К этому краткому описанию античного определения нравственного
действия, важность которого проистекает из того факта, что человек есть
существо, которое стремится к своему осуществлению и добивается его,
остается добавить характерную для Нового времени форму сокращенной
интерпретации нравственного действия. Она, конечно, не единственная, но в
рамках нашей лекции, обращенной к студентам факультета психологии, может
представлять особый интерес. Не позднее, чем с XVII века, мы находим широко
распространенное суждение, согласно которому этика (и тем самим определение
нравственного действия) должна быть подчинена чуждому для нее научному
идеалу: сначала этику предпочитали включать в такую научную дисциплину, как
математика, основанная на аксиоматическом базисе; позднее на смену
математике пришли исторические науки с их попыткой понять действительность
с помощью гипотез, охраняемых реконструированными из исторических
источников фактами. В рамках эмпирических наук была предпринята попытка
разрешить проблему верного и неверного действия, исходя из причин
преимущественно психологического и социологического характера. С самого
раннего детства посредством воспитания, посредством воздействия социальной
среды с ее конкретными нормами поведения и ценностными представлениями, с
ее требованиями, ожиданиями и осуждениями, отдельному индивиду прививается
соответствующее действие. Все это способствует формированию его
собственного суждения о ценностях и его способности различать добро и зло;
это накладывает свой отпечаток на человеческую совесть, "говорящую", что
нужно делать и чего нельзя делать. Зигмунд Фрейд объяснял это с точки
зрения глубинной психологии через образование некоторого сверх-Я как
связующей инстанции, из которой вытекают требования совести и из-за которой
мы чувствуем ответственность. Карл Маркс объяснял это социологически,
относя мораль к "идеологической надстройке", призванной оправдывать
общественный порядок и гарантировать его сохранность в интересах правящего
класса; причем, индивидуальность у Маркса определяется социально
санкционированными ("правящими") ценностными представлениями и нормами
поведения. Поэтому изменение нравственных норм возможно лишь в результате
изменения всего общества.
Методы аргументации, лежащие в основе этих теорий, чрезвычайно похожи
и выглядят примерно так. Из опыта и на основании научного воззрения мы
знаем, что мир такой-то и такой-то, а люди действуют таким-то и таким-то
образом, исходя из определенных побуждений, в соответствии с определенными
психологическими закономерностями, и действия их подвержены такому-то и
такому-то влиянию. При этом мы не имеем ни малейшего представления о том,
что хорошо и что плохо, какие действия нравственны и какие безнравственны.
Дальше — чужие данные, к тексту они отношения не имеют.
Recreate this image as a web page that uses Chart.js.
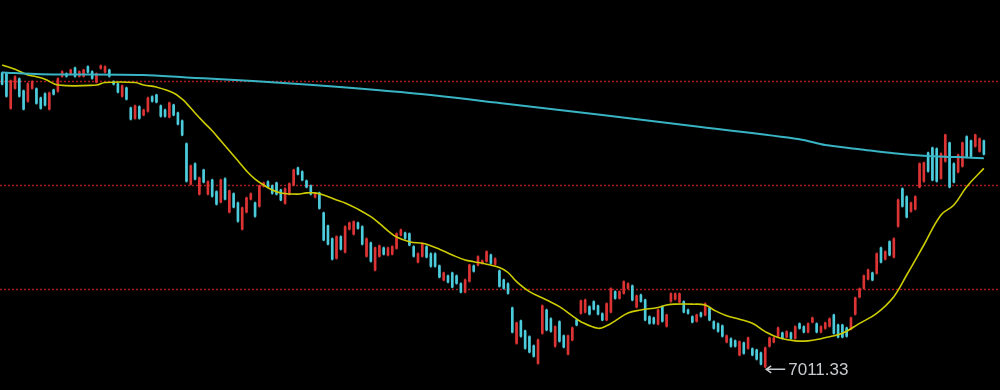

Вследствие этого этика получает задание освобождать нас от такого
отсутствия всяческого представления, то есть демонстрировать и
обосновывать, что это поведение – хорошее, а вот то, напротив, плохое, и
почему все именно так. Абсурд такого определения нравственного действия,
против которого можно с полным основанием возразить, что нельзя
долженствование выводить из бытия, заключается в том, что, с одной стороны,
предполагается, будто человек с помощью фантазии мог бы перенестись в
ситуацию, в которой вопроса о хорошем и плохом вообще не существует; не
менее ложным будет предположение, что можно было бы найти критерии для
различения хорошего и плохого, не имея представления о хорошем и плохом.
Последнее невозможно по чисто логическим причинам: чтобы обнаружить, по
каким критериям отличаются друг от друга хорошее и плохое, нравственное и
безнравственное действия, я должен иметь примеры хорошего и плохого,
нравственного и безнравственного, которые позволяют мне решить, нашел ли я
подходящие критерии. Но указание на то, что нравственная способность
различать имеет своей причиной психологические закономерности, не способно
объяснить прежде всего тот феномен, что в ответ на призыв делать хорошее и
не делать плохого я могу отказать, но так же свободно могу и поддержать
его.
Антропология Гельмута Плеснера как возможное основание философско-
религиозной антропологии.
Значительное воздействие на развитие современной философской
антропологии, в том числе философско-религиозной, оказала теория Гельмута
Плеснера.
Его теория призвана выявить “базисную структуру” человеческого бытия,
способную объяснить все его специфические свойства и характеристики.
Философская антропология должна быть “принципиальным осмыслением
человеческого существа”. Экспликация базисной структуры должна ответить на
вопрос, “каковы условия возможности человеческого бытия”, и указать место
человека в целом бытия. “Поскольку философия формулирует проблему
антропологии, - отмечает Плеснер, - постольку она ставит проблему способа
существования человека и его положения в целом природы”.
Средством выявления базисной структуры является трансцендентальный
вопрос об условиях возможности феноменологически описываемых явлений
человеческого существования. Именно в этой связи Плеснер указывал на Канта,
как на важнейшего предшественника современной философской антропологии. В
методологическом аспекте можно утверждать, что философско-антропологическая
мысль Плеснера движется от феноменов к базисной структуре как условию их
возможности, а затем - от базисной структуры к феноменам с целью их
объяснения. Соответственно эта структура должна обладать не “завершающе-
теоретической”, а “открывающе-экспонирующей” ценностью.